Only problem was that it spent more time in the shop than on the road, it seemed. And of course, its final demise. For some months before the end, I had this mysterious mist that would come out of the vents–mostly the defroster vents, but on occasion other vents too. It was white and stuck to the windows, and made driving a bit of an experience–you had to keep a paper towel handy at all times if you wanted to be able to see.
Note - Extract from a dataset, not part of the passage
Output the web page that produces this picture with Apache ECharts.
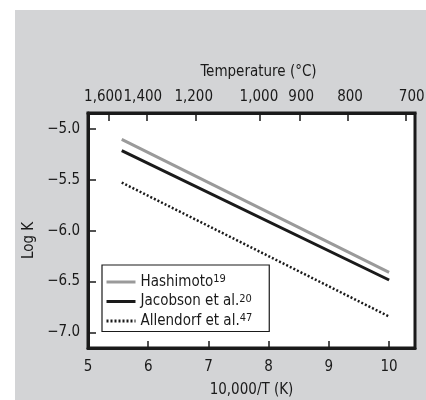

So one night I’d been over visiting a friend, and at about 4am decided to head home. (I was working 2nd shift at the time, as was he; I often went over after work.) I hopped in the car, fired it up, and started the trip back to the interstate. I immediately noticed that the production of the mist was unusually heavy, but I figured I’d get it home and worry about it in the morning. Well, as I drove on, things just got worse and worse. It was coming out not only from the defroster vents, but the dash vents, the floor vents… and then, when I got on the highway, it started coming from the steering column, under the hood, the front wheelwells–and not just a little mist. It was absolutely -pouring- out of everywhere on the front of the car. This while I was doing 60mph on the highway, hanging out of the window to try and see where I was going. I realized pretty quickly that I had to stop, but the notion of just stopping on the shoulder didn’t enter my mind; I had to get to the next exit. I managed that, then pulled into the only driveway I could see–a gas station. Not bright, considering that I seriously figured my car to be on fire. I made it to the hotel next door and called the FD; by the time they got there, it turned out not to be on fire, at any rate.

As it happened, it was a cracked heater core. But I was spooked off that car, and sold it not too long thereafter. I still sorta miss it, though I shudder to think how expensive it would be to feed these days… O.O

My first car was a 1966 MGB roadster my mom bought new. I got it – non-running, and having sat for several years – after high school.